Records of Samuel Bonnells in the Revolutionary War

From John Bunnell:

Attached are the records for the New Jersey State Archives for three different listings for individuals named Samuel Bonnel/Bunnell who served in the Revolutionary War.  The first two pages of the "New Jersey Continental Line" PDF show two listings for Samuel Bonnels who served in the New Jersey Continental Line.  The archivist has connected the bulk of the pay documents into a single listing relating to service in the Third Regiment, the First
Regiment, and Ogden's Regiment resulting from transfers and re-enlistments.

This service has already been attributed to Samuel Bonnell (#310238), the son of Benjamin Bonnell.  I have no reason to believe this is incorrect. His ancestors have every right to be proud of the final pay settlement, which is signed by Jonathan Dayton, the youngest signatory of the Declaration of Independence (attached).

The first page of the "New Jersey Continental Line" PDF and the first pay document are a separate listing relating to a Samuel Bonnel who enlisted in Captain Lyon's Company, Fourth Regiment, New Jersey Continental Line on March 25 1778.  I had earlier postulated that this individual may have been "Samuel Bonnell (3)," the Samuel Bonnell, Junior that is listed with his father in Middlesex County Court documents during the 1760s and 1770s.  This assumption was based on the fact that some of the officers of this regiment were from Middlesex County.  After further research, I now believe the more likely scenario is that this enlistment also relates to the Samuel Bonnell (#310238) in the preceding paragraph.  The reason for this is that the Fourth Regiment mainly recruited from Elizabethtown, where #310238 was from Samuel Bonnell (3), however, was living in Windsor Township of Middlesex County, at least until 1770.  The Fourth Regiment was disbanded in Elizabethtown 7 February 1779.  I think it was most likely that #310238 first enlisted in the Fourth Regiment just before it was disbanded. Given that his enlistment was still in force, he was transferred to the Third Regiment, where the other consolidated record picks up the story.  

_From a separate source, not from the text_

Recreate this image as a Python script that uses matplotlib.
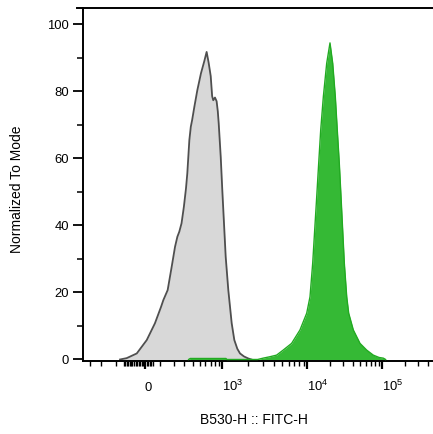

The more intriguing documents relate to a Samuel Bunnell who was the master of the schooner Swallow.  Samuel Bunnell was contracted by the Commissary General of Prisoners for the United States of America (an American officer) to haul cord wood between Elizabethtown and New Brunswick between January and May 1778 for the use of Americans who were prisoners of war in the custody of the British.  I've accomplished a cursory search for the Swallow, and find that there were many ships by this name.  In fact, the British captured five schooners by this name during the war, see the attached link. 

Unfortunately, I've not been able to find any other information on a ship's
master named Samuel Bunnell or a Swallow operating in New Jersey.  I'm open
to any ideas for further research, particularly from our New Jersey friends
who know the local records better than we do.  While we are far from
substantiating that this reference applies to Samuel Bunnell (3), he would
have been about the right age to be a ship's master.  If there is a nautical
connection, it may shed some light on the Revolutionary War naval pay record
for William Bonnell that we have found in Virginia.